Alternatively, you could modify
ThrottledJSONPathPaginator
...
a
No, no, I'm talking about the fact that I want to try using this implementation
r
Your response doesn't contain a next page token, does it? I thought that was the root of the issue.
a
Yes, I don't have a next page token, but I do have a current page token.
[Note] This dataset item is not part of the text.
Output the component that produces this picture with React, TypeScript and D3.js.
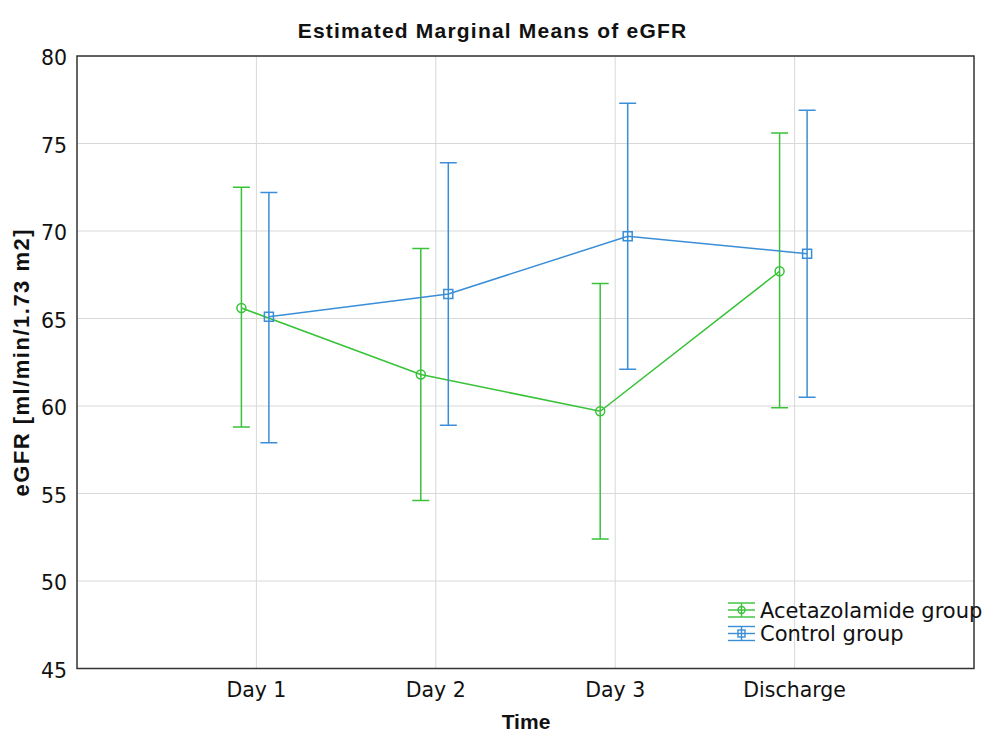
import React, { useEffect, useRef } from "react";
import * as d3 from "d3";

const categories = ["Day 1", "Day 2", "Day 3", "Discharge"];
const yTicks = [45, 50, 55, 60, 65, 70, 75, 80];

const acetaMean = [65.6, 61.8, 59.7, 67.7];
const acetaLow = [58.8, 54.6, 52.4, 59.9];
const acetaHigh = [72.5, 69.0, 67.0, 75.6];

const controlMean = [65.1, 66.4, 69.7, 68.7];
const controlLow = [57.9, 58.9, 62.1, 60.5];
const controlHigh = [72.2, 73.9, 77.3, 76.9];

const seriesNames = ["Acetazolamide group", "Control group"];

const W = 990;
const H = 735;
const plot = { left: 77, right: 974, top: 56, bottom: 668.5 };
const green = "#38c238";
const blue = "#3a8ed8";
const capHalf = 8.5;
const tickFont = "'DejaVu Sans', sans-serif";
const boldFont = "'Liberation Sans', Arial, sans-serif";

interface Pt {
  cat: string;
  mean: number;
  lo: number;
  hi: number;
}

const App = () => {
  const ref = useRef<SVGSVGElement>(null);

  useEffect(() => {
    const svg = d3.select(ref.current);
    svg.selectAll("*").remove();

    const x = d3
      .scalePoint<string>()
      .domain(categories)
      .range([plot.left, plot.right])
      .padding(1);
    const y = d3.scaleLinear().domain([45, 80]).range([plot.bottom, plot.top]);

    // grid
    const grid = svg.append("g").attr("stroke", "#d8d8d8").attr("stroke-width", 1);
    grid
      .selectAll("line.h")
      .data(yTicks)
      .enter()
      .append("line")
      .attr("x1", plot.left)
      .attr("x2", plot.right)
      .attr("y1", (d) => y(d))
      .attr("y2", (d) => y(d));
    grid
      .selectAll("line.v")
      .data(categories)
      .enter()
      .append("line")
      .attr("x1", (d) => x(d)!)
      .attr("x2", (d) => x(d)!)
      .attr("y1", plot.top)
      .attr("y2", plot.bottom);

    // frame
    svg
      .append("rect")
      .attr("x", plot.left)
      .attr("y", plot.top)
      .attr("width", plot.right - plot.left)
      .attr("height", plot.bottom - plot.top)
      .attr("fill", "none")
      .attr("stroke", "#333")
      .attr("stroke-width", 1.5);

    // y tick labels
    svg
      .selectAll("text.yt")
      .data(yTicks)
      .enter()
      .append("text")
      .attr("x", 67)
      .attr("y", (d) => y(d) + 2)
      .attr("text-anchor", "end")
      .attr("dominant-baseline", "central")
      .attr("font-family", tickFont)
      .attr("font-size", 20.5)
      .attr("fill", "#111")
      .text((d) => d);

    // x tick labels
    svg
      .selectAll("text.xt")
      .data(categories)
      .enter()
      .append("text")
      .attr("x", (d) => x(d)!)
      .attr("y", 697)
      .attr("text-anchor", "middle")
      .attr("font-family", tickFont)
      .attr("font-size", 20.5)
      .attr("fill", "#111")
      .text((d) => d);

    const series = [
      { name: seriesNames[0], color: green, offset: -15, mean: acetaMean, lo: acetaLow, hi: acetaHigh, shape: "circle" },
      { name: seriesNames[1], color: blue, offset: 12.5, mean: controlMean, lo: controlLow, hi: controlHigh, shape: "square" },
    ];

    series.forEach((s) => {
      const pts: Pt[] = categories.map((c, i) => ({ cat: c, mean: s.mean[i], lo: s.lo[i], hi: s.hi[i] }));
      const px = (d: Pt) => x(d.cat)! + s.offset;
      const g = svg.append("g").attr("stroke", s.color).attr("stroke-width", 1.5).attr("fill", "none");

      g.append("path")
        .datum(pts)
        .attr(
          "d",
          d3
            .line<Pt>()
            .x(px)
            .y((d) => y(d.mean))
        );

      const eb = g.selectAll("g.eb").data(pts).enter().append("g");
      eb.append("line")
        .attr("x1", px)
        .attr("x2", px)
        .attr("y1", (d) => y(d.lo))
        .attr("y2", (d) => y(d.hi));
      eb.append("line")
        .attr("x1", (d) => px(d) - capHalf)
        .attr("x2", (d) => px(d) + capHalf)
        .attr("y1", (d) => y(d.lo))
        .attr("y2", (d) => y(d.lo));
      eb.append("line")
        .attr("x1", (d) => px(d) - capHalf)
        .attr("x2", (d) => px(d) + capHalf)
        .attr("y1", (d) => y(d.hi))
        .attr("y2", (d) => y(d.hi));

      if (s.shape === "circle") {
        eb.append("circle")
          .attr("cx", px)
          .attr("cy", (d) => y(d.mean))
          .attr("r", 4.5);
      } else {
        eb.append("rect")
          .attr("x", (d) => px(d) - 4.5)
          .attr("y", (d) => y(d.mean) - 4.5)
          .attr("width", 9)
          .attr("height", 9);
      }
    });

    // legend
    series.forEach((s, i) => {
      const cy = 610 + i * 23.5;
      const lx = 728;
      const lw = 27;
      const cx = lx + lw / 2;
      const g = svg.append("g").attr("stroke", s.color).attr("stroke-width", 1.4).attr("fill", "none");
      [-7, 0, 7].forEach((dy) => {
        g.append("line").attr("x1", lx).attr("x2", lx + lw).attr("y1", cy + dy).attr("y2", cy + dy);
      });
      g.append("line").attr("x1", cx).attr("x2", cx).attr("y1", cy - 7).attr("y2", cy + 7);
      if (s.shape === "circle") {
        g.append("circle").attr("cx", cx).attr("cy", cy).attr("r", 3.5);
      } else {
        g.append("rect").attr("x", cx - 3.5).attr("y", cy - 3.5).attr("width", 7).attr("height", 7);
      }
      svg
        .append("text")
        .attr("x", 760)
        .attr("y", cy + 7.5)
        .attr("font-family", tickFont)
        .attr("font-size", 21)
        .attr("fill", "#111")
        .text(s.name);
    });

    // titles
    svg
      .append("text")
      .attr("x", 492.5)
      .attr("y", 38)
      .attr("text-anchor", "middle")
      .attr("font-family", boldFont)
      .attr("font-weight", "bold")
      .attr("font-size", 21)
      .attr("letter-spacing", 1.2)
      .attr("fill", "#111")
      .text("Estimated Marginal Means of eGFR");

    svg
      .append("text")
      .attr("x", 526)
      .attr("y", 729)
      .attr("text-anchor", "middle")
      .attr("font-family", boldFont)
      .attr("font-weight", "bold")
      .attr("font-size", 21)
      .attr("fill", "#111")
      .text("Time");

    svg
      .append("text")
      .attr("transform", `translate(29, ${(plot.top + plot.bottom) / 2}) rotate(-90)`)
      .attr("text-anchor", "middle")
      .attr("font-family", boldFont)
      .attr("font-weight", "bold")
      .attr("font-size", 22)
      .attr("letter-spacing", 1.5)
      .attr("fill", "#111")
      .text("eGFR [ml/min/1.73 m2]");
  }, []);

  return (
    <svg
      ref={ref}
      width={W}
      height={H}
      style={{ position: "absolute", left: 0, top: 0, background: "#fff" }}
    ></svg>
  );
};

export default App;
I'm thinking of some variant that could use next_page_token_jsonpath and an attribute like 'need_increment_next_page_token' but it seems to be nonsense(
This implementation of paging is very popular, doesn't singer_sdk support it?
or something like this...
r
Maybe BasePageNumberPaginator or BaseOffsetPaginator is what you want.
a
Could you tell me where I should specify the pagination option that I want to use for the selected stream
r
You will have to override
get_new_paginator
for the corresponding stream class.
a
ahhh
It turns out that we have returned to the problem discussed above, where we also need to use throttling for this stream
r
Unfortunately, if you want to do that I think you're just going to have to copy that logic and create a new
Throttled<pagingator-type>
class that uses it, since
ThrottledJSONPathPaginator
is for JSONPath implementations only.
a
I understand, thank you. I'm going to try now
r
Good luck! 😄
a
thanks
Seems like it should be something like this
r
Yep, make sure you are always returning some
bool
value from
has_more
though (
return
statement needs to be indented one level less).
a
good catch
Wow, it seems to work!!!
I'm glad thank you very much
r
Haha, awesome! 😎 That was a fun problem! Glad you got it working.